:: Given information ::
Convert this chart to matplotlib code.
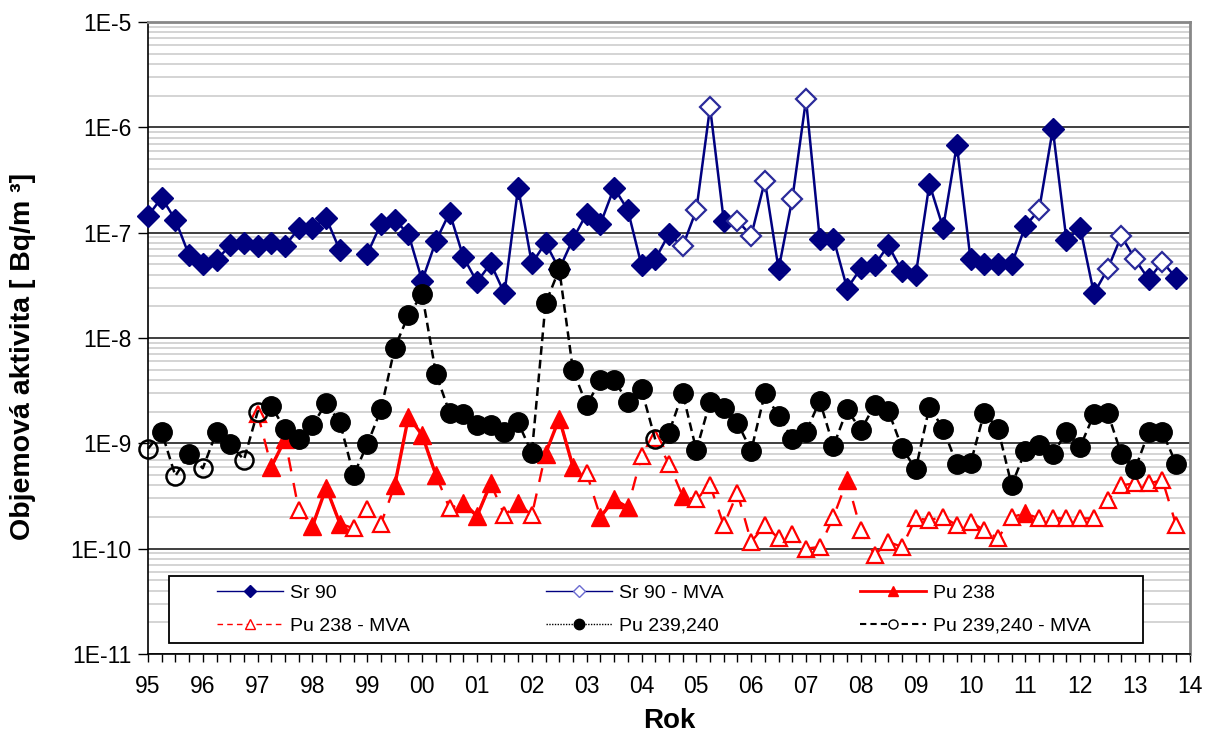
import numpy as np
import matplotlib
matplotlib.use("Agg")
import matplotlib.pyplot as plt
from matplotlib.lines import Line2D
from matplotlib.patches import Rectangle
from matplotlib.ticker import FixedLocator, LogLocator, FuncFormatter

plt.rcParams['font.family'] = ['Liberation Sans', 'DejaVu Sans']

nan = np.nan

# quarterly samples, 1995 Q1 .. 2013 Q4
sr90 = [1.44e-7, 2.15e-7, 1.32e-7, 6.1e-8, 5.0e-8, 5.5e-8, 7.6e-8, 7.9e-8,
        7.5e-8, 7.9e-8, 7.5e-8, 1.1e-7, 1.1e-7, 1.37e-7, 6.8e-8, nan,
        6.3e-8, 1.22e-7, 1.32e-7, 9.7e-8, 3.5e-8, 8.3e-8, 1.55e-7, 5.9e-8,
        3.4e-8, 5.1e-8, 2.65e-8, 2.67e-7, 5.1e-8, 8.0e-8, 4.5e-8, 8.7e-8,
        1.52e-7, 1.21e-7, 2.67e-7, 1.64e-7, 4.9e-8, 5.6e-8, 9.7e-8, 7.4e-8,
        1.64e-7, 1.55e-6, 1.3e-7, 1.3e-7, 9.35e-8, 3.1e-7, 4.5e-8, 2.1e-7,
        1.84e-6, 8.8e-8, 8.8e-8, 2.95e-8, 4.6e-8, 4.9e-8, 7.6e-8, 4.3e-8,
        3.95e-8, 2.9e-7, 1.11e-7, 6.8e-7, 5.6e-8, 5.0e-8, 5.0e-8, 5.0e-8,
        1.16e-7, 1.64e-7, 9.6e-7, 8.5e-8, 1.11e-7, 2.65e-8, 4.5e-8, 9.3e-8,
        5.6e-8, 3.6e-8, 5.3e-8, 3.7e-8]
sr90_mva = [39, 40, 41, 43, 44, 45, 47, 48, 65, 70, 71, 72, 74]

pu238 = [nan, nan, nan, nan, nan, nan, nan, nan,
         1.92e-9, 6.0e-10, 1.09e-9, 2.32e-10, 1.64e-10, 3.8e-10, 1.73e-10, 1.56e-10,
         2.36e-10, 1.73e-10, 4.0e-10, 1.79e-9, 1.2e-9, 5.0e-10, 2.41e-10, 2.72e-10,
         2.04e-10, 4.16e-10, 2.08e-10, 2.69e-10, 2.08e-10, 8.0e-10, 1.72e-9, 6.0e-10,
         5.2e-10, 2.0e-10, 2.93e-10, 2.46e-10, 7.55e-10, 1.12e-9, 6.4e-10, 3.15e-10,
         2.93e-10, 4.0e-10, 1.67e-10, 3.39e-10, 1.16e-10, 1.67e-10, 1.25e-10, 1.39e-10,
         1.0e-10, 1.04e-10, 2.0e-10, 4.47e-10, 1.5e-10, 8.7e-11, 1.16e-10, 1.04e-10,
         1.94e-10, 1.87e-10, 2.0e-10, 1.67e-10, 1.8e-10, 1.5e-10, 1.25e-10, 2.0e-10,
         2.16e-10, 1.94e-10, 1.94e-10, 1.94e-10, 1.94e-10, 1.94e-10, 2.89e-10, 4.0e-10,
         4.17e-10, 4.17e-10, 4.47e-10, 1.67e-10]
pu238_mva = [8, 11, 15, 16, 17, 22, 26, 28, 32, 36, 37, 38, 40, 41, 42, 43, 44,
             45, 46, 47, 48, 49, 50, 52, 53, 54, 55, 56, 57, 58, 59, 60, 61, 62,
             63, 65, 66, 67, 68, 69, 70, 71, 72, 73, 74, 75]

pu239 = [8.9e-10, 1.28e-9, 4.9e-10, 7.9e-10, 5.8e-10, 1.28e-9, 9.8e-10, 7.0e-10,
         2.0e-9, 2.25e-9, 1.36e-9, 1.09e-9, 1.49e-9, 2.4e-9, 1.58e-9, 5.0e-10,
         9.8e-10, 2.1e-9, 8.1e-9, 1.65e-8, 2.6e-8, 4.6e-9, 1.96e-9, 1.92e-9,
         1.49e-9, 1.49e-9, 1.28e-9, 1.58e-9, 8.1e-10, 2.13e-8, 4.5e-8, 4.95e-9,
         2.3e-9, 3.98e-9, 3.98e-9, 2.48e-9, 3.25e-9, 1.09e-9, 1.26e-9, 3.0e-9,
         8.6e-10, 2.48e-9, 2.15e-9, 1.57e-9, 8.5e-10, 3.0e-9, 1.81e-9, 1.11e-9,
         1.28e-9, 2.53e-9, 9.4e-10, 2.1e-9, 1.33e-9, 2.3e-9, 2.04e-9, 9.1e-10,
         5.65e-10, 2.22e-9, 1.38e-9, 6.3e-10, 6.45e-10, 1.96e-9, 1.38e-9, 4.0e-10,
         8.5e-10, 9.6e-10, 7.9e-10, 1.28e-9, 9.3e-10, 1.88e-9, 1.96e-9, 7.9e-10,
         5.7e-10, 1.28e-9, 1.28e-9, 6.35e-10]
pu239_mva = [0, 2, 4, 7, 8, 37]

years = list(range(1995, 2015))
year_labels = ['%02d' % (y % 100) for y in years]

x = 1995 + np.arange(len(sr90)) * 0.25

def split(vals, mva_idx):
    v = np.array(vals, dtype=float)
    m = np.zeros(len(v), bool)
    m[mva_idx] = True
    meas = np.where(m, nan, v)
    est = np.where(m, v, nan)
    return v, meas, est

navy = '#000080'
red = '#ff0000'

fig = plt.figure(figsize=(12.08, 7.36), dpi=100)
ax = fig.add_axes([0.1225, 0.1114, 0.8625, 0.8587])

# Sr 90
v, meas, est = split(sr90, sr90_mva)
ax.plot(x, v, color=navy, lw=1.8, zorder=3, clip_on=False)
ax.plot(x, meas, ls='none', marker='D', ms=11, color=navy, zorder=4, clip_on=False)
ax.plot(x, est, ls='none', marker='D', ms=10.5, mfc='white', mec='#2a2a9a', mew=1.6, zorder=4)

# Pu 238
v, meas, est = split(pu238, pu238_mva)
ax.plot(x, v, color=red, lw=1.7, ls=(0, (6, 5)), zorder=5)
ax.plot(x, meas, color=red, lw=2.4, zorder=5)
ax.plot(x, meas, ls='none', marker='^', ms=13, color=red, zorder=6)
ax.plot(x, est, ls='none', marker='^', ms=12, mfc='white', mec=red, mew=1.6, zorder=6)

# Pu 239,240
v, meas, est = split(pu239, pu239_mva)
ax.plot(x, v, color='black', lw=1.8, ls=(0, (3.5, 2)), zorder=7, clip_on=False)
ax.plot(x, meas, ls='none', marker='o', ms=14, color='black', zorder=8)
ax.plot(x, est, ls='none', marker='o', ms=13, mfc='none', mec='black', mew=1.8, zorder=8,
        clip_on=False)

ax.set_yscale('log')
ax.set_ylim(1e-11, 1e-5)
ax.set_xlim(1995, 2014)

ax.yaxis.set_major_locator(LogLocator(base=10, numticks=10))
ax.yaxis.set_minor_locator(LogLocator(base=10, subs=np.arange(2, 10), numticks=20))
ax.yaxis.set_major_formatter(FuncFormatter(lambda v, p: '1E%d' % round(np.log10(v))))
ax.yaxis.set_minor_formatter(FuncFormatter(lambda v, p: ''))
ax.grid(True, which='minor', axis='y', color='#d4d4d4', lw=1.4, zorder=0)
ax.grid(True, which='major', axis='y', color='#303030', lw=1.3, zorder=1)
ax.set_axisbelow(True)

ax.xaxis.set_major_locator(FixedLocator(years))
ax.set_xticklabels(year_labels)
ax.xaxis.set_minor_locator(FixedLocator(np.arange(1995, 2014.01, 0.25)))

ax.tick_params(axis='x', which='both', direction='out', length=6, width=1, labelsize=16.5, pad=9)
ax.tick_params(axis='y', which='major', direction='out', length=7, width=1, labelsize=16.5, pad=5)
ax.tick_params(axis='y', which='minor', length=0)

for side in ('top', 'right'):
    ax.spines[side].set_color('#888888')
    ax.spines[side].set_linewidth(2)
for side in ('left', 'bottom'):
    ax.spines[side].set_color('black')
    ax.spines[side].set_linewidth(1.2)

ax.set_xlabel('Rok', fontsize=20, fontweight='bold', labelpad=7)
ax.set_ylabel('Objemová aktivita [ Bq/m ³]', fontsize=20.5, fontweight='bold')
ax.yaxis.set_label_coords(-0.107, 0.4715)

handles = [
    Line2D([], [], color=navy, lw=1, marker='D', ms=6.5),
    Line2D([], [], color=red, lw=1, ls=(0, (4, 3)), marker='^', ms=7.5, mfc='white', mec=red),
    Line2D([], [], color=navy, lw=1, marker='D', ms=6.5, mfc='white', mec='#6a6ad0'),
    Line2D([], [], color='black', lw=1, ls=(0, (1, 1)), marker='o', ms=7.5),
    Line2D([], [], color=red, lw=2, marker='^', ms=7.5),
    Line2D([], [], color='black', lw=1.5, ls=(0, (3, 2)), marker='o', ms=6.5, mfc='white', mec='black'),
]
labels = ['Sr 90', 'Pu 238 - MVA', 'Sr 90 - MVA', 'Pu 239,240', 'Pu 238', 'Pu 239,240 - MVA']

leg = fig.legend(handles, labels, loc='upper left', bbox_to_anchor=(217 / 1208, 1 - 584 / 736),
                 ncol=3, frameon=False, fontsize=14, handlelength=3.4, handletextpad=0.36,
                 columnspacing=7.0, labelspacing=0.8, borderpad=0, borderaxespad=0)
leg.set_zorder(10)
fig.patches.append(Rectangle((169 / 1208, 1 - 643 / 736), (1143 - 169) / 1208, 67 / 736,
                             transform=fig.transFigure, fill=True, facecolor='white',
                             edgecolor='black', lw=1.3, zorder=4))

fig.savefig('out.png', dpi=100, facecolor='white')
:::
Given instruction:
Return only the lines from the start of the data through the line that contains "71, 72, 74]", please, copying them exactly and omitting all pictures.

Problem solution:
Convert this chart to matplotlib code.
import numpy as np
import matplotlib
matplotlib.use("Agg")
import matplotlib.pyplot as plt
from matplotlib.lines import Line2D
from matplotlib.patches import Rectangle
from matplotlib.ticker import FixedLocator, LogLocator, FuncFormatter

plt.rcParams['font.family'] = ['Liberation Sans', 'DejaVu Sans']

nan = np.nan

# quarterly samples, 1995 Q1 .. 2013 Q4
sr90 = [1.44e-7, 2.15e-7, 1.32e-7, 6.1e-8, 5.0e-8, 5.5e-8, 7.6e-8, 7.9e-8,
        7.5e-8, 7.9e-8, 7.5e-8, 1.1e-7, 1.1e-7, 1.37e-7, 6.8e-8, nan,
        6.3e-8, 1.22e-7, 1.32e-7, 9.7e-8, 3.5e-8, 8.3e-8, 1.55e-7, 5.9e-8,
        3.4e-8, 5.1e-8, 2.65e-8, 2.67e-7, 5.1e-8, 8.0e-8, 4.5e-8, 8.7e-8,
        1.52e-7, 1.21e-7, 2.67e-7, 1.64e-7, 4.9e-8, 5.6e-8, 9.7e-8, 7.4e-8,
        1.64e-7, 1.55e-6, 1.3e-7, 1.3e-7, 9.35e-8, 3.1e-7, 4.5e-8, 2.1e-7,
        1.84e-6, 8.8e-8, 8.8e-8, 2.95e-8, 4.6e-8, 4.9e-8, 7.6e-8, 4.3e-8,
        3.95e-8, 2.9e-7, 1.11e-7, 6.8e-7, 5.6e-8, 5.0e-8, 5.0e-8, 5.0e-8,
        1.16e-7, 1.64e-7, 9.6e-7, 8.5e-8, 1.11e-7, 2.65e-8, 4.5e-8, 9.3e-8,
        5.6e-8, 3.6e-8, 5.3e-8, 3.7e-8]
sr90_mva = [39, 40, 41, 43, 44, 45, 47, 48, 65, 70, 71, 72, 74]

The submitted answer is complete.